TensorRT-LLM Deployment

Note

Please read the TensorRT-LLM checkpoint workflow first before going through this section.

ModelOpt toolkit supports automatic conversion of ModelOpt exported LLM to the TensorRT-LLM checkpoint and the engines for accelerated inferencing.

This conversion is achieved by:

Converting Huggingface, NeMo and ModelOpt exported checkpoints to the TensorRT-LLM checkpoint.
Building TensorRT-LLM engine from the TensorRT-LLM checkpoint.

Export Quantized Model

After the model is quantized, the quantized model can be exported to the TensorRT-LLM checkpoint format stored as

A single JSON file recording the model structure and metadata (config.json)
A group of safetensors files, each recording the local calibrated model on a single GPU rank (model weights, scaling factors per GPU).

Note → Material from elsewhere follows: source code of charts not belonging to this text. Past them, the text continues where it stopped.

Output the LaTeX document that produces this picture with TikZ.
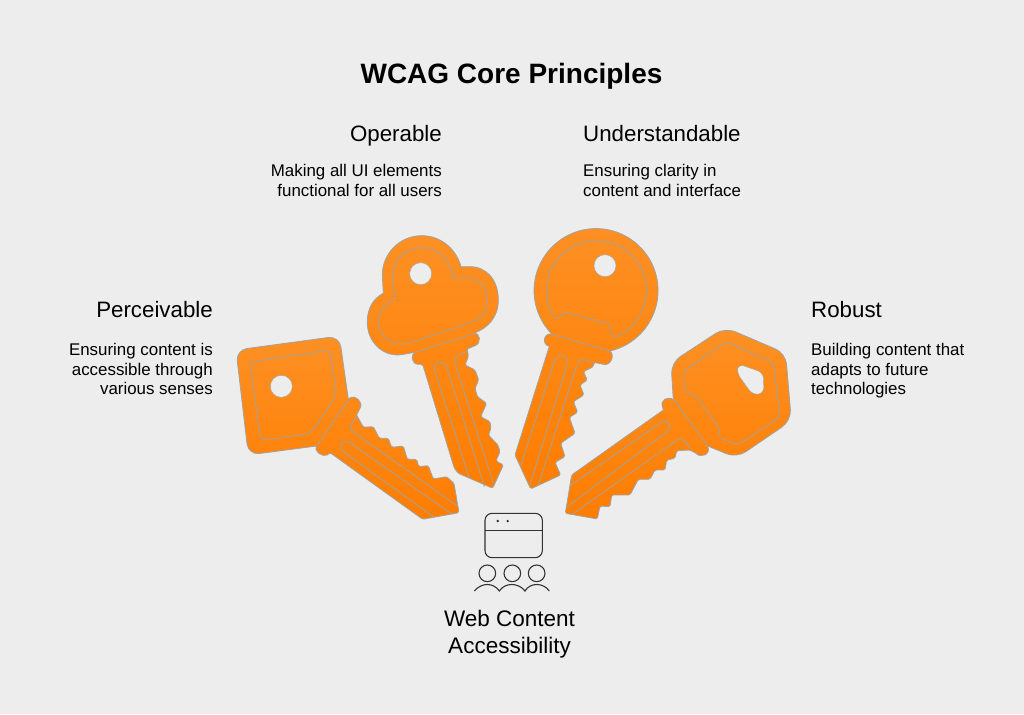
\documentclass[tikz,border=0pt]{standalone}
\usepackage{fontspec}
\setmainfont{Liberation Sans}
\definecolor{pagebg}{HTML}{EDEDED}
\definecolor{keytop}{HTML}{FD9024}
\definecolor{keybot}{HTML}{FF7D00}
\definecolor{keyline}{HTML}{A3A3A0}
\definecolor{iconline}{HTML}{333333}
\tikzset{
  keybody/.style={top color=keytop,bottom color=keybot,draw=keyline,line width=.8pt,line join=round},
  keyinner/.style={draw=keyline,line width=.8pt,line join=round},
  keyhole/.style={fill=pagebg,draw=keyline,line width=.4pt},
  iconstroke/.style={draw=iconline,line width=1.1pt},
  heading/.style={font=\fontsize{22.3}{26}\selectfont,inner sep=0pt},
  blurb/.style={font=\fontsize{16.9}{19.7}\selectfont,inner sep=0pt},
}
\begin{document}
\begin{tikzpicture}[x=1pt,y=-1pt]
  \fill[pagebg] (0,0) rectangle (1024,714);
  \useasboundingbox (0,0) rectangle (1024,714);
  \node[font=\bfseries\fontsize{28}{32}\selectfont,inner sep=0pt] (title) at (511.5,76) {WCAG Core Principles};
  % left key
  \begin{scope}[shift={(220,320)},x=.3333pt,y=-.3333pt]
    \draw[keybody] (290,378) [rounded corners=11pt] -- (85,405) -- (48,90) -- (358,48)
      [sharp corners] -- (385,238) -- (392,232) .. controls (404,225) and (432,245) .. (420,265) -- (410,285)
      [rounded corners=1.5pt] -- (430,322) -- (460,320) -- (478,355) -- (505,355) -- (515,382) -- (550,378) -- (562,418)
      -- (590,418) -- (596,440) -- (625,437) -- (640,477) -- (680,470) -- (702,490) -- (717,578) -- (608,598) -- (330,398)
      [sharp corners] -- (322,405) .. controls (308,412) and (280,395) .. (290,378) -- cycle;
    \draw[keyhole] (184,199) circle (33);
    \draw[keyinner,rounded corners=6pt] (90,125) -- (330,90) -- (350,225) -- (272,340) -- (122,362) -- cycle;
    \draw[keyinner] (385,240) -- (292,375);
    \draw[keyinner,rounded corners=6pt] (640,590) -- (356,385) -- (372,356) -- (697,583);
    \draw[keyinner,rounded corners=5pt] (410,288) -- (385,325) -- (712,558);
  \end{scope}
  % clover key
  \begin{scope}[shift={(360,225)},x=.3333pt,y=-.3333pt]
    \draw[keybody] (70,205) -- (67,150) .. controls (67,85) and (120,32) .. (185,32)
      .. controls (245,32) and (290,75) .. (303,125) -- (330,125)
      .. controls (380,125) and (415,165) .. (415,225) .. controls (415,275) and (385,310) .. (340,325)
      .. controls (362,322) and (365,355) .. (345,362) -- (322,372)
      [rounded corners=1.5pt] -- (325,395) -- (315,420) -- (345,435) -- (356,465) -- (345,490) -- (352,515) -- (380,535)
      -- (362,575) -- (390,590) -- (393,610) -- (385,630) -- (414,660) -- (420,680) -- (408,708) -- (430,720)
      -- (398,790) -- (295,745) -- (283,730) -- (188,418)
      [sharp corners] -- (175,418) .. controls (155,418) and (150,390) .. (165,382) -- (130,388)
      .. controls (70,400) and (20,350) .. (22,290) .. controls (22,250) and (40,220) .. (70,205) -- cycle;
    \draw[keyhole] (182,146) circle (33);
    \draw[keyinner] (105,222) -- (97,160) .. controls (97,105) and (135,68) .. (185,68)
      .. controls (235,68) and (270,105) .. (280,160) -- (320,158)
      .. controls (355,158) and (383,190) .. (383,225) .. controls (383,255) and (365,280) .. (340,290)
      -- (145,355) .. controls (95,365) and (55,335) .. (55,290) .. controls (55,260) and (75,235) .. (105,222) -- cycle;
    \draw[keyinner] (340,327) -- (165,382);
    \draw[keyinner,rounded corners=6pt] (328,760) -- (218,418) -- (255,408) -- (373,785);
    \draw[keyinner,rounded corners=5pt] (400,775) -- (280,398) -- (322,378);
  \end{scope}
  % round key
  \begin{scope}[shift={(510,225)},x=.3333pt,y=-.3333pt]
    \draw[keybody] (300,378) arc (77:-224.6:186)
      .. controls (100,322) and (95,360) .. (118,364)
      [rounded corners=1.5pt] -- (15,690) -- (62,792) -- (152,750) -- (135,712) -- (165,695) -- (152,655) -- (195,625)
      -- (178,577) -- (203,562) -- (190,530) -- (222,510) -- (210,480) -- (232,465) -- (220,440) -- (250,425) -- (252,412)
      [sharp corners] -- (280,418) .. controls (302,424) and (316,390) .. (300,378) -- cycle;
    \draw[keyhole] (285,122) circle (33);
    \draw[keyinner] (318,335) arc (67:-212:150);
    \draw[keyinner,rounded corners=3pt] (135,275) -- (148,282) -- (158,260) -- (298,297) -- (306,335) -- (318,335);
    \draw[keyinner] (125,328) -- (300,378);
    \draw[keyinner,rounded corners=6pt] (32,722) -- (140,388) -- (178,398) -- (60,780);
    \draw[keyinner,rounded corners=5pt] (85,780) -- (207,400) -- (252,412);
  \end{scope}
  % hex key
  \begin{scope}[shift={(560,320)},x=.3333pt,y=-.3333pt]
    \draw[keybody] (443,378) [rounded corners=11pt] -- (530,414) -- (694,302) -- (677,100) -- (495,22) -- (333,128)
      [sharp corners] -- (340,240) .. controls (325,226) and (298,240) .. (308,262) -- (310,270)
      [rounded corners=1.5pt] -- (35,465) -- (16,580) -- (112,597) -- (120,558) -- (150,560) -- (155,525) -- (210,525)
      -- (235,478) -- (270,478) -- (285,450) -- (315,450) -- (320,420) -- (345,415) -- (350,392) -- (390,390)
      [sharp corners] -- (408,400) .. controls (420,415) and (455,405) .. (443,378) -- cycle;
    \draw[keyhole,rounded corners=6pt] (535,132) -- (610,158) -- (612,220) -- (578,225) -- (530,158) -- cycle;
    \draw[keyinner,rounded corners=4pt] (375,217) -- (370,155) -- (497,65) -- (640,128) -- (660,290) -- (535,375)
      -- (472,350) -- (482,330) -- (405,225) -- cycle;
    \draw[keyinner] (342,238) -- (443,378);
    \draw[keyinner,rounded corners=6pt] (30,497) -- (318,297) -- (336,324) -- (22,560);
    \draw[keyinner,rounded corners=5pt] (38,582) -- (365,350) -- (390,385);
  \end{scope}
  % labels
  \node[heading,anchor=base east] (operable) at (442,142) {Operable};
  \node[blurb,anchor=north east,align=right] (operabletext) at (442,164) {Making all UI elements\\functional for all users};
  \node[heading,anchor=base west] (understandable) at (583,142) {Understandable};
  \node[blurb,anchor=north west,align=left] (understandabletext) at (583,164) {Ensuring clarity in\\content and interface};
  \node[heading,anchor=base east] (perceivable) at (213,317) {Perceivable};
  \node[blurb,anchor=north east,align=right] (perceivabletext) at (213,343) {Ensuring content is\\accessible through\\various senses};
  \node[heading,anchor=base west] (robust) at (811,317) {Robust};
  \node[blurb,anchor=north west,align=left] (robusttext) at (811,343) {Building content that\\adapts to future\\technologies};
  \node[font=\fontsize{22.5}{27}\selectfont,align=center,inner sep=0pt] (webcontent) at (509.5,634) {Web Content\\Accessibility};
  % people icon
  \begin{scope}[shift={(465,505)},x=.3333pt,y=-.3333pt]
    \draw[iconstroke,rounded corners=7pt] (60,25) rectangle (232,158);
    \draw[iconstroke] (60,76) -- (232,76);
    \fill[iconline] (98,48) circle (4) (128,48) circle (4);
    \foreach \cx in {67,142,215} \draw[iconstroke] (\cx,205) circle (25);
    \draw[iconstroke] (28,258) .. controls (50,232) and (85,232) .. (103,258)
      .. controls (120,232) and (160,232) .. (180,258) .. controls (195,232) and (235,232) .. (253,258);
  \end{scope}
\end{tikzpicture}
\end{document}
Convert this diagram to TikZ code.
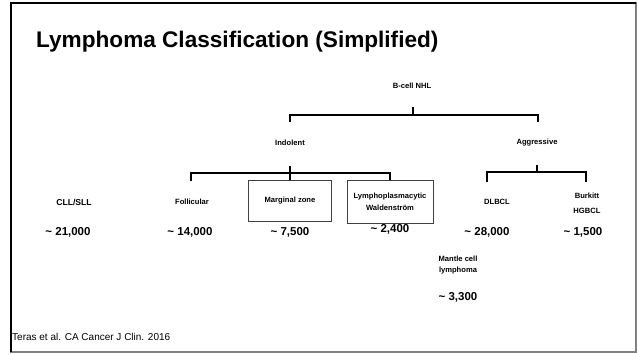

The export API (export_tensorrt_llm_checkpoint) can be used as follows:

from modelopt.torch.export import export_tensorrt_llm_checkpoint

with torch.inference_mode():
    export_tensorrt_llm_checkpoint(
        model,  # The quantized model.
        decoder_type,  # The type of the model as str, e.g gpt, gptj, llama.
        dtype,  # the weights data type to export the unquantized layers.
        export_dir,  # The directory where the exported files will be stored.
        inference_tensor_parallel,  # The number of GPUs used in the inference time for tensor parallelism.
        inference_pipeline_parallel,  # The number of GPUs used in the inference time for pipeline parallelism.
    )

If the export_tensorrt_llm_checkpoint call is successful, the TensorRT-LLM checkpoint will be saved. Otherwise, e.g. the decoder_type is not supported, a torch state_dict checkpoint will be saved instead.

Model support matrix for the TensorRT-LLM checkpoint export
Model / Quantization	FP16 / BF16	FP8	INT8_SQ	INT4_AWQ
GPT2	Yes	Yes	Yes	No
GPTJ	Yes	Yes	Yes	Yes
LLAMA 2	Yes	Yes	Yes	Yes
LLAMA 3	Yes	Yes	No	Yes
Mistral	Yes	Yes	Yes	Yes
Mixtral 8x7B	Yes	Yes	No	Yes
Falcon 40B, 180B	Yes	Yes	Yes	Yes
Falcon 7B	Yes	Yes	Yes	No
MPT 7B, 30B	Yes	Yes	Yes	Yes
Baichuan 1, 2	Yes	Yes	Yes	Yes
ChatGLM2, 3 6B	Yes	No	No	Yes
Bloom	Yes	Yes	Yes	Yes
Phi-1, 2, 3	Yes	Yes	Yes	Yes
Nemotron 8	Yes	Yes	No	Yes
Gemma 2B, 7B	Yes	Yes	No	Yes
Recurrent Gemma	Yes	Yes	Yes	Yes
StarCoder 2	Yes	Yes	Yes	Yes
Qwen-1, 1.5	Yes	Yes	Yes	Yes

Convert to TensorRT-LLM

Once the TensorRT-LLM checkpoint is available, please follow the TensorRT-LLM build API to build and deploy the quantized LLM.